Dr. Wang discovered the nanobelt in 2001, which is considered to be a ground-breaking work. The paper on nanobelt was the second most cited paper in chemistry in 2001-2003 world-wide. His paper on piezoelectric nanosprings was one of the most cited papers in materials science in 2004 world-wide. His recent invention of world’s first nanogenerator will have profound impacts to implantable biosensors and molecular machines/robotics. In 1999, he and his colleagues discovered the world’s smallest balance, nanobalance, which was selected as the breakthrough in nanotechnology by the America Physical Society. He was elected to a fellow of American Physical Society in 2005, fellow of AAAS in 2006, has received the 2001 S.T. Li prize for Outstanding Contribution in Nanoscience and Nanotechnology, the 2000 and 2005 Georgia Tech Outstanding Faculty Research Author Awards, Sigma Xi 2005 sustain research awards, Sigma Xi 1998 and 2002 best paper awards, and the 1999 Burton Medal from Microscopy Society of America. Details can be found at: http://www.nanoscience.gatech.edu/zlwang.

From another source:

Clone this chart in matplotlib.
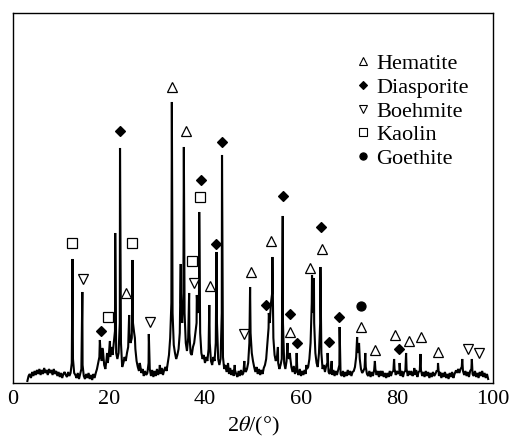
import numpy as np
import matplotlib
matplotlib.use('Agg')
import matplotlib.pyplot as plt
from matplotlib.lines import Line2D

plt.rcParams['font.family'] = ['Liberation Serif', 'DejaVu Serif']
plt.rcParams['mathtext.fontset'] = 'stix'

# background of the pattern, every 0.25 deg from 3 to 99 (arbitrary units)
base_start = 3.0
base_step = 0.25
baseline = [
    2, 7, 9, 5, 11, 7, 12, 8, 13, 9, 14, 8, 13, 9, 15, 10, 13, 8, 14, 10,         # 3
    13, 8, 14, 9, 12, 7, 11, 6, 10, 5, 9, 11, 8, 6, 11, 7, 10, 20, 24, 10,        # 8
    8, 5, 10, 4, 9, 14, 18, 7, 4, 9, 5, 10, 4, 8, 3, 9, 5, 10, 14, 20,            # 13
    26, 30, 22, 32, 18, 14, 24, 20, 30, 26, 36, 28, 40, 52, 30, 24, 30, 60, 40, 16,  # 18
    20, 26, 22, 30, 36, 50, 40, 45, 60, 50, 34, 22, 16, 12, 18, 10, 14, 7, 12, 8,    # 23
    10, 20, 14, 7, 13, 6, 12, 7, 14, 8, 13, 9, 15, 8, 13, 16, 12, 20, 28, 45,        # 28
    80, 70, 38, 30, 24, 28, 34, 50, 80, 60, 90, 70, 40, 32, 45, 50, 30, 28, 36, 40,  # 33
    50, 60, 70, 80, 50, 30, 24, 28, 20, 26, 22, 34, 40, 22, 18, 26, 22, 40, 60, 24,  # 38
    18, 24, 70, 26, 14, 18, 11, 17, 9, 15, 8, 13, 7, 13, 9, 6, 12, 7, 13, 8,        # 43
    10, 16, 11, 14, 20, 40, 50, 30, 22, 16, 11, 16, 9, 14, 8, 13, 9, 15, 18, 24,     # 48
    40, 55, 60, 80, 90, 45, 28, 22, 26, 20, 14, 18, 24, 60, 20, 14, 22, 30, 24, 26,  # 53
    16, 11, 17, 9, 15, 11, 8, 14, 7, 12, 8, 13, 9, 14, 16, 24, 40, 80, 70, 60,      # 58
    30, 20, 16, 30, 60, 30, 14, 18, 11, 17, 20, 11, 9, 15, 8, 13, 7, 12, 8, 13,      # 63
    18, 9, 7, 12, 6, 11, 7, 13, 8, 12, 7, 11, 12, 16, 26, 30, 36, 24, 14, 10,       # 68
    12, 15, 16, 9, 7, 12, 6, 11, 7, 13, 14, 8, 12, 6, 11, 7, 12, 6, 10, 5,           # 73
    10, 6, 12, 7, 11, 12, 14, 8, 12, 9, 12, 7, 12, 6, 11, 12, 14, 7, 12, 8,          # 78
    12, 7, 10, 8, 13, 6, 11, 12, 13, 7, 11, 6, 12, 7, 11, 5, 10, 6, 11, 7,           # 83
    9, 12, 12, 7, 11, 5, 10, 6, 11, 5, 9, 4, 10, 6, 11, 5, 9, 12, 10, 14,            # 88
    10, 14, 16, 12, 8, 12, 7, 11, 6, 12, 14, 9, 7, 12, 6, 10, 5, 11, 7, 12,          # 93
    6, 10, 5, 9, 4,                                                                  # 98
]

# peak tops
peak_pos = [12.4, 14.45, 18.1, 18.6, 19.6, 20.2, 21.3, 22.3, 24.2, 24.9,
            25.4, 26.4, 28.3, 30.6, 33.1, 34.95, 35.6, 36.7, 38.3, 38.8,
            40.9, 42.4, 43.55, 44.8, 46.2, 48.2, 49.4, 53.3, 54.05, 55.2,
            56.2, 57.2, 57.7, 59.1, 61.1, 62.3, 62.7, 64.05, 65.55, 66.4,
            68.05, 71.7, 72.1, 73.4, 75.4, 76.6, 79.4, 80.55, 81.9, 83.6,
            84.9, 88.55, 92.4, 93.6, 95.6]
peak_int = [124, 91, 43, 35, 30, 42, 150, 235, 68, 123,
            45, 20, 49, 18, 281, 119, 236, 90, 88, 171,
            78, 131, 228, 20, 18, 22, 96, 70, 126, 36,
            167, 40, 30, 30, 18, 108, 105, 116, 30, 22,
            56, 46, 40, 30, 22, 12, 24, 20, 30, 15,
            29, 20, 12, 24, 24]

# phase markers (2theta, height)
hem_x = [23.5, 33.1, 36.0, 41.1, 49.6, 53.75, 57.8, 61.9, 64.4, 72.6, 75.5, 79.6, 82.6, 85.1, 88.5]
hem_y = [90, 296, 252, 97, 111, 142, 51, 115, 134, 56, 33, 48, 42, 46, 31]
dia_x = [18.3, 22.3, 39.1, 42.4, 43.5, 52.7, 56.3, 57.8, 59.1, 64.1, 65.9, 67.9, 80.5]
dia_y = [52, 252, 203, 139, 241, 78, 187, 69, 40, 156, 41, 66, 34]
boe_x = [14.5, 28.5, 37.8, 48.2, 94.8, 97.1]
boe_y = [104, 61, 100, 49, 34, 30]
kao_x = [12.4, 19.9, 24.9, 37.4, 39.0]
kao_y = [140, 66, 140, 122, 186]
goe_x = [72.6]
goe_y = [77]

phase_names = ['Hematite', 'Diasporite', 'Boehmite', 'Kaolin', 'Goethite']

base_x = base_start + base_step * np.arange(len(baseline))
xx = np.concatenate([base_x, peak_pos])
yy = np.concatenate([baseline, peak_int])
order = np.argsort(xx)

fig = plt.figure(figsize=(5.11, 4.37), dpi=100)
ax = fig.add_axes([0.0254, 0.1236, 0.9393, 0.8467])
ax.plot(xx[order], yy[order], color='black', lw=1.5, solid_joinstyle='miter')

styles = [
    (hem_x, hem_y, '^', 'white'),
    (dia_x, dia_y, 'D', 'black'),
    (boe_x, boe_y, 'v', 'white'),
    (kao_x, kao_y, 's', 'white'),
    (goe_x, goe_y, 'o', 'black'),
]
handles = []
for (px, py, m, fc), name in zip(styles, phase_names):
    ms = 5.5 if m == 'D' else 6.5
    ax.plot(px, py, m, mfc=fc, mec='black', mew=0.9, ms=ms, ls='none')
    handles.append(Line2D([], [], marker=m, mfc=fc, mec='black', mew=0.8,
                          ms=ms * 0.8, ls='none', label=name))

ax.legend(handles=handles, loc='upper left', bbox_to_anchor=(0.715, 0.89),
          frameon=False, fontsize=16, handlelength=0.6, handletextpad=0.3,
          labelspacing=0.14, borderpad=0, borderaxespad=0)

ax.set_xlim(0, 100)
ax.set_ylim(0, 370)
ax.set_xticks([0, 20, 40, 60, 80, 100])
ax.set_yticks([])
ax.tick_params(axis='x', length=0, labelsize=16, pad=5)
ax.set_xlabel(r'2$\theta$/(°)', fontsize=16, labelpad=4)
for s in ax.spines.values():
    s.set_linewidth(1.0)

fig.savefig('out.png', dpi=100)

Yiying Wu, Ohio State University
Presentation Title: Nanostructured Materials for Advanced Energy Conversion and Storage


Yiying Wu received his B.S. in chemical physics from the University of Science and Technology of China in 1998, and his Ph.D. in chemistry from the University of California at Berkeley with Professor Peidong Yang in 2003. He then did his postdoctoral research with Professor Galen D. Stucky at the University of California, Santa Barbara, and joined the chemistry faculty at The Ohio State University in the summer of 2005.

His current research focuses on developing nanomaterials for energy conversion and storage.